2. Iterative experimentation is replacing getting it right the first time. Analytics/testing are being used to narrow winning messages and weed out losers. Marketers are increasingly relying on A/B testing to guide message refinement. Intuit-Write-Measure-Adapt loops are replacing the traditionally linear research-write-measure sequences. The testing and analytic tools have matured to a point where this truly is possible.
3. Customized communications for channels and communities are replacing one-size-fits-all communications. Marketers are talking to 140-character twitter consumers with rapid clock speed very differently than to relatively slower social Facebook users; and YouTube audience differently than 6-second vine audience. It might not even be possible to state your point within the 140-character limit; so you have to say it in a hundred different ways, 140 characters at a time.
4. Getting-brand-ambassadors-to-talk is more important than let’s-tell-them-about-us.

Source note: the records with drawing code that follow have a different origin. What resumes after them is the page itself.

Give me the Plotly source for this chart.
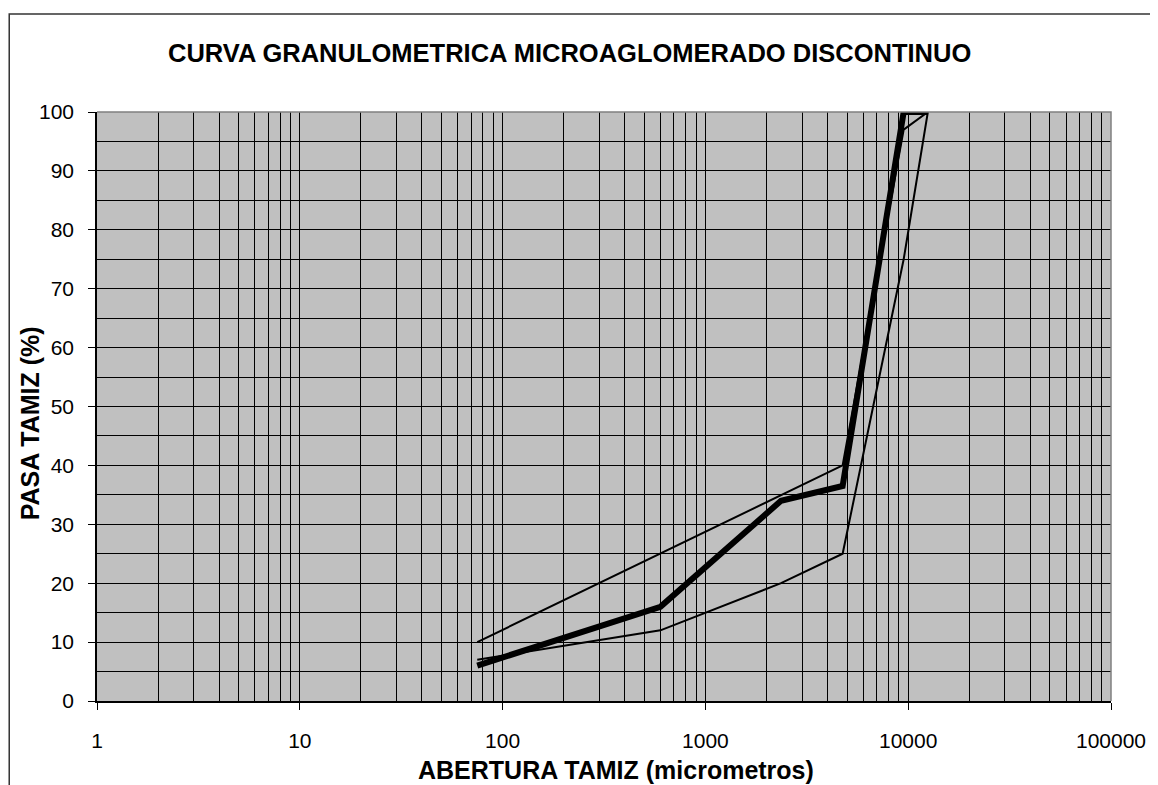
import plotly.graph_objects as go

# Data
abertura = [75, 600, 2360, 4750, 9500, 12500]          # micrometres
pasa_curva = [6, 16, 34, 36.5, 100, 100]               # thick curve
pasa_superior = [10, 25, 35, 40, 97, 100]              # upper limit
pasa_inferior = [7, 12, 20, 25, 75, 100]               # lower limit

x_tickvals = [1, 10, 100, 1000, 10000, 100000]
x_ticktext = ["1", "10", "100", "1000", "10000", "100000"]
y_tickvals = [0, 10, 20, 30, 40, 50, 60, 70, 80, 90, 100]

OFF = 8  # page body margin
W, H = 1158 - OFF, 785 - OFF
L, R, T, B = 97 - OFF, 1116 - OFF, 112 - OFF, 701 - OFF   # plot-area pixel bounds (figure coords)

def px(x):
    return (x - OFF - L) / (R - L)

def py(y):
    return (B - (y - OFF)) / (B - T)

fig = go.Figure()
fig.add_trace(go.Scatter(x=abertura, y=pasa_superior, mode="lines",
                         line=dict(color="black", width=2), showlegend=False))
fig.add_trace(go.Scatter(x=abertura, y=pasa_inferior, mode="lines",
                         line=dict(color="black", width=2), showlegend=False))
fig.add_trace(go.Scatter(x=abertura, y=pasa_curva, mode="lines",
                         line=dict(color="black", width=6), showlegend=False))

minor_x = [m * 10 ** d for d in range(0, 5) for m in range(2, 10)]

fig.update_layout(
    width=W, height=H,
    margin=dict(l=L, r=W - R, t=T, b=H - B, pad=0),
    paper_bgcolor="white",
    plot_bgcolor="#C0C0C0",
    font=dict(family="Liberation Sans, Arial, sans-serif", color="black", size=21),
    xaxis=dict(
        type="log", range=[0, 5],
        tickvals=x_tickvals, ticktext=x_ticktext,
        showgrid=True, gridcolor="black", gridwidth=1,
        minor=dict(tickvals=minor_x, showgrid=True, gridcolor="black",
                   gridwidth=1, ticks=""),
        ticks="outside", ticklen=7, tickcolor="black", tickwidth=1,
        showline=True, linecolor="black", linewidth=1.5,
        zeroline=False, ticklabelstandoff=13,
        tickfont=dict(size=21),
    ),
    yaxis=dict(
        range=[0, 100], tickvals=y_tickvals,
        showgrid=True, gridcolor="black", gridwidth=1,
        minor=dict(dtick=5, showgrid=True, gridcolor="black",
                   gridwidth=1, ticks=""),
        ticks="outside", ticklen=7, tickcolor="black", tickwidth=1,
        showline=True, linecolor="black", linewidth=1.5,
        zeroline=False, ticklabelstandoff=10,
        tickfont=dict(size=21),
    ),
    shapes=[
        # outer chart frame (left, top, right)
        dict(type="path", xref="paper", yref="paper",
             path=f"M {px(8.8)} {py(800)} L {px(8.8)} {py(14)} L {px(1156.5)} {py(14)} L {px(1156.5)} {py(800)}",
             line=dict(color="#333333", width=1.5)),
        # grey plot-area outline (top/right)
        dict(type="path", xref="paper", yref="paper", layer="above",
             path="M 0 1 L 1 1 L 1 0",
             line=dict(color="#808080", width=1.5)),
    ],
    annotations=[
        dict(text="<b>CURVA GRANULOMETRICA MICROAGLOMERADO DISCONTINUO</b>",
             xref="paper", yref="paper", x=px(572), y=py(53),
             xanchor="center", yanchor="middle", showarrow=False,
             font=dict(size=25.5)),
        dict(text="<b>ABERTURA TAMIZ (micrometros)</b>",
             xref="paper", yref="paper", x=px(619), y=py(770),
             xanchor="center", yanchor="middle", showarrow=False,
             font=dict(size=25)),
        dict(text="<b>PASA TAMIZ (%)</b>", textangle=-90,
             xref="paper", yref="paper", x=px(30), y=py(423),
             xanchor="center", yanchor="middle", showarrow=False,
             font=dict(size=25)),
    ],
)

fig.write_html("out.html")
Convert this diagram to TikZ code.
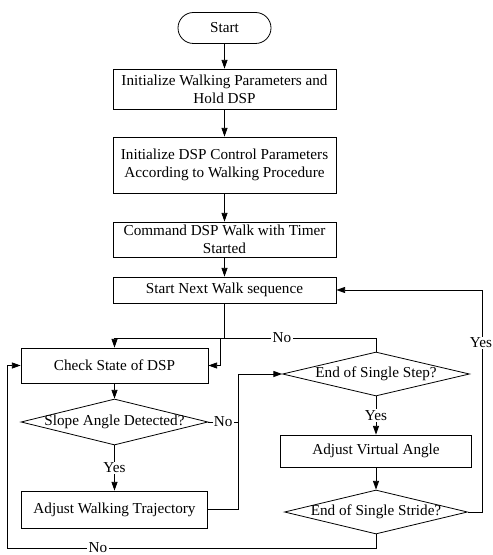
\documentclass[tikz,border=0pt]{standalone}
\usepackage{fontspec}
\setmainfont{Liberation Serif}
\usetikzlibrary{shapes.geometric,arrows.meta,calc}
\begin{document}
\begin{tikzpicture}[x=0.75pt,y=-0.75pt,
  every node/.style={font=\fontsize{11.4}{13.5}\selectfont},
  box/.style={draw,line width=0.6pt,rectangle,align=center,inner sep=1pt,minimum width=#1},
  term/.style={draw,line width=0.6pt,rectangle,rounded corners=11.6pt,minimum width=69.75pt,minimum height=23.25pt},
  dec/.style={draw,line width=0.6pt,diamond,inner sep=0pt,aspect=4},
  arr/.style={draw,line width=0.6pt,-{Triangle[length=6.5pt,width=4.5pt]}},
  ln/.style={draw,line width=0.6pt},
  lbl/.style={fill=white,inner sep=1pt}]
\useasboundingbox (0,0) rectangle (492,555);

\node[term] (start) at (224.5,28) {Start};
\node[box=167.25pt,minimum height=30pt] (b1) at (224.5,89) {Initialize Walking Parameters and\\Hold DSP};
\node[box=167.25pt,minimum height=42pt] (b2) at (224.5,165) {Initialize DSP Control Parameters\\According to Walking Procedure};
\node[box=167.25pt,minimum height=26.25pt] (b3) at (224.5,239.5) {Command DSP Walk with Timer\\Started};
\node[box=167.25pt,minimum height=19.5pt] (b4) at (224.5,290) {Start Next Walk sequence};
\node[box=140.25pt,minimum height=26.25pt] (check) at (114.5,365.5) {Check State of DSP};
\node[dec,minimum width=140.25pt,minimum height=34.5pt] (slope) at (114.5,422) {\makebox[0pt]{Slope Angle Detected?}};
\node[box=139.5pt,minimum height=27.75pt] (traj) at (114.5,509.5) {Adjust Walking Trajectory};
\node[dec,minimum width=140.25pt,minimum height=33pt] (step) at (376,374) {\makebox[0pt]{End of Single Step?}};
\node[box=143.25pt,minimum height=24pt] (virt) at (376,451) {Adjust Virtual Angle};
\node[dec,minimum width=137.25pt,minimum height=33pt] (stride) at (376,512) {\makebox[0pt]{End of Single Stride?}};

\coordinate (vline) at (238,0);
\coordinate (nl) at (220,338);
\coordinate (rx) at (482,0);
\coordinate (bl) at (7,548);

\draw[arr] (start) -- (b1);
\draw[arr] (b1) -- (b2);
\draw[arr] (b2) -- (b3);
\draw[arr] (b3) -- (b4);
\draw[arr] (b4.south) -- ++(0,35) -| (check.north);
\draw[arr] (check) -- (slope);
\draw[arr] (slope.south) -- node[lbl] {Yes} (traj.north);
\draw[ln] (slope.east) -- node[lbl] {No} (slope.east -| vline);
\draw[arr] (traj.east) -- (traj.east -| vline) |- (step.west);
\draw[arr] (step.north) |- (nl) -- (nl |- check.east) -- (check.east);
\node[lbl] at (282,338) {No};
\draw[arr] (step.south) -- node[lbl] {Yes} (virt.north);
\draw[arr] (virt) -- (stride);
\draw[arr] (stride.east) -- (stride.east -| rx) |- (b4.east);
\node[lbl] at (481,343) {Yes};
\draw[arr] (stride.south) |- (bl) |- (check.west);
\node[lbl] at (98,548) {No};
\end{tikzpicture}
\end{document}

According to Nielsen, 90 percent of consumers trust peer recommendations, while 70 percent trusted consumer opinions posted online; marketers are trusted the least. Google, too, trusts brands less; it now ranks a website based more on social factors and less on brand messages. The new game is less about controlling the forces you can, and more about harnessing the forces you don’t control.
5. “The death of tagline: Flexible branding is the new name of the game.” AdWeek’s prophetic headline reads in September 2013 issue. The article goes on to say “Moreover, companies are moving to flexible branding, in which they present different identities to express their range (Yahoo’s 30 days of brand logos, for example) or a targeted brand strategy, in which they target specific brand messages to different audiences (e.g., Best Buy appeals to small businesses with Geek Squad, while it appeals to younger consumers with mobile offerings). A single brand tagline has less value in these more fluid and variable applications.”
In a nutshell, speed, rapid evolution, metrics, multi-dimensional messages, communities and orchestration are the new marketing mantras. The brand doesn’t exist in a place; as in quantum mechanics, the brand exists in many places all at the same time – no one place being more important than the other. When you look for a brand in a place, you may not find it there and see it elsewhere. It’s a sea change from the world of marketing just five years ago and a monumental shift from the world of marketing a decade ago.